**** MATERIAL

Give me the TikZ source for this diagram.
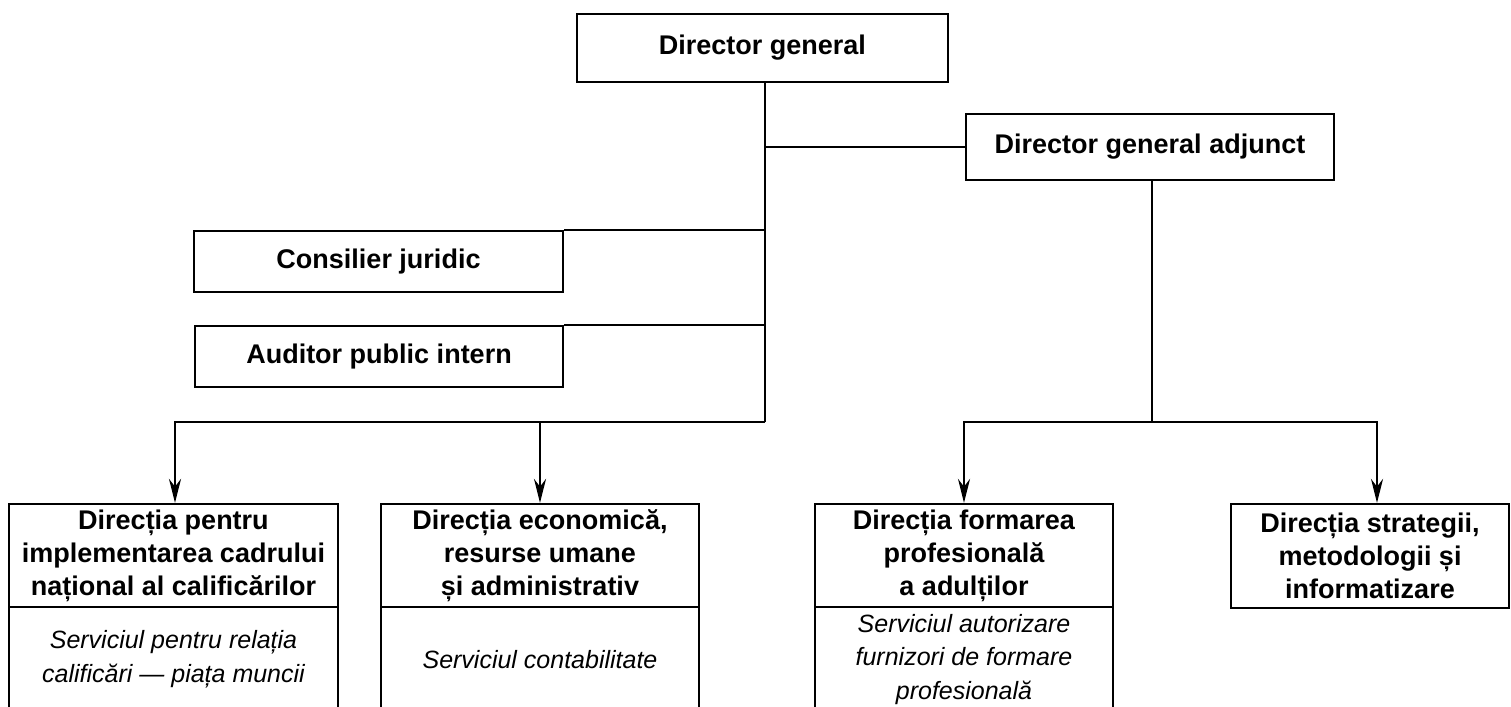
\documentclass[tikz,border=0pt]{standalone}
\usepackage{fontspec}
\setmainfont{Liberation Sans}
\usetikzlibrary{arrows.meta}
\begin{document}
\begin{tikzpicture}[x=0.5pt,y=-0.5pt,line width=1.1pt,
  box/.style={draw, rectangle, inner sep=0pt, align=center,
    font=\bfseries\fontsize{13.5}{16.5}\selectfont},
  sbox/.style={draw, rectangle, inner sep=0pt, align=center,
    font=\itshape\fontsize{12.5}{16.8}\selectfont},
  arr/.style={-{Stealth[length=12pt,width=6pt]}}]
\useasboundingbox (0,0) rectangle (1511,707);
\clip (0,0) rectangle (1511,707);

\node[box, minimum width=185.5pt, minimum height=34pt] (dg) at (762.5,48) {Director general};
\node[box, minimum width=184pt, minimum height=33pt] (dga) at (1150,147) {Director general adjunct};
\node[box, minimum width=184.5pt, minimum height=30.5pt] (cj) at (378.5,261.5) {Consilier juridic};
\node[box, minimum width=184pt, minimum height=30.5pt] (aud) at (379,356.5) {Auditor public intern};

\node[box, minimum width=164.5pt, minimum height=51.5pt] (b1) at (173.5,555.5)
  {Direcția pentru\\implementarea cadrului\\național al calificărilor};
\node[sbox, minimum width=164.5pt, minimum height=52.5pt] (s1) at (173.5,659.5)
  {Serviciul pentru relația\\calificări — piața muncii};

\node[box, minimum width=159pt, minimum height=51.5pt] (b2) at (540,555.5)
  {Direcția economică,\\resurse umane\\și administrativ};
\node[sbox, minimum width=159pt, minimum height=52.5pt] (s2) at (540,659.5)
  {Serviciul contabilitate};

\node[box, minimum width=149pt, minimum height=51.5pt] (b3) at (964,555.5)
  {Direcția formarea\\profesională\\a adulților};
\node[sbox, minimum width=149pt, minimum height=52.5pt] (s3) at (964,659.5)
  {Serviciul autorizare\\furnizori de formare\\profesională};

\node[box, minimum width=139pt, minimum height=52pt] (b4) at (1370,556)
  {Direcția strategii,\\metodologii și\\informatizare};

\coordinate (lj) at (765,422);
\coordinate (rj) at (1152,422);
\coordinate (dgs) at (dg.south -| lj);
\coordinate (dj) at (lj |- dga.west);
\coordinate (dgas) at (dga.south -| rj);

\draw (dgs) -- (lj);
\draw (dj) -- (dga.west);
\draw (cj.north east) -- (cj.north east -| lj);
\draw (aud.north east) -- (aud.north east -| lj);
\draw[arr] (lj) -| ([xshift=0.75pt]b1.north);
\draw[arr] (lj) -| (b2.north);
\draw (dgas) -- (rj);
\draw[arr] (rj) -| (b3.north);
\draw[arr] (rj) -| ([xshift=3.5pt]b4.north);
\end{tikzpicture}
\end{document}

********

* **THE PROBLEM**
In your copy, leave out the pictures and reproduce the material above exactly.

* **TASK RESULT**
Give me the TikZ source for this diagram.
\documentclass[tikz,border=0pt]{standalone}
\usepackage{fontspec}
\setmainfont{Liberation Sans}
\usetikzlibrary{arrows.meta}
\begin{document}
\begin{tikzpicture}[x=0.5pt,y=-0.5pt,line width=1.1pt,
  box/.style={draw, rectangle, inner sep=0pt, align=center,
    font=\bfseries\fontsize{13.5}{16.5}\selectfont},
  sbox/.style={draw, rectangle, inner sep=0pt, align=center,
    font=\itshape\fontsize{12.5}{16.8}\selectfont},
  arr/.style={-{Stealth[length=12pt,width=6pt]}}]
\useasboundingbox (0,0) rectangle (1511,707);
\clip (0,0) rectangle (1511,707);

\node[box, minimum width=185.5pt, minimum height=34pt] (dg) at (762.5,48) {Director general};
\node[box, minimum width=184pt, minimum height=33pt] (dga) at (1150,147) {Director general adjunct};
\node[box, minimum width=184.5pt, minimum height=30.5pt] (cj) at (378.5,261.5) {Consilier juridic};
\node[box, minimum width=184pt, minimum height=30.5pt] (aud) at (379,356.5) {Auditor public intern};

\node[box, minimum width=164.5pt, minimum height=51.5pt] (b1) at (173.5,555.5)
  {Direcția pentru\\implementarea cadrului\\național al calificărilor};
\node[sbox, minimum width=164.5pt, minimum height=52.5pt] (s1) at (173.5,659.5)
  {Serviciul pentru relația\\calificări — piața muncii};

\node[box, minimum width=159pt, minimum height=51.5pt] (b2) at (540,555.5)
  {Direcția economică,\\resurse umane\\și administrativ};
\node[sbox, minimum width=159pt, minimum height=52.5pt] (s2) at (540,659.5)
  {Serviciul contabilitate};

\node[box, minimum width=149pt, minimum height=51.5pt] (b3) at (964,555.5)
  {Direcția formarea\\profesională\\a adulților};
\node[sbox, minimum width=149pt, minimum height=52.5pt] (s3) at (964,659.5)
  {Serviciul autorizare\\furnizori de formare\\profesională};

\node[box, minimum width=139pt, minimum height=52pt] (b4) at (1370,556)
  {Direcția strategii,\\metodologii și\\informatizare};

\coordinate (lj) at (765,422);
\coordinate (rj) at (1152,422);
\coordinate (dgs) at (dg.south -| lj);
\coordinate (dj) at (lj |- dga.west);
\coordinate (dgas) at (dga.south -| rj);

\draw (dgs) -- (lj);
\draw (dj) -- (dga.west);
\draw (cj.north east) -- (cj.north east -| lj);
\draw (aud.north east) -- (aud.north east -| lj);
\draw[arr] (lj) -| ([xshift=0.75pt]b1.north);
\draw[arr] (lj) -| (b2.north);
\draw (dgas) -- (rj);
\draw[arr] (rj) -| (b3.north);
\draw[arr] (rj) -| ([xshift=3.5pt]b4.north);
\end{tikzpicture}
\end{document}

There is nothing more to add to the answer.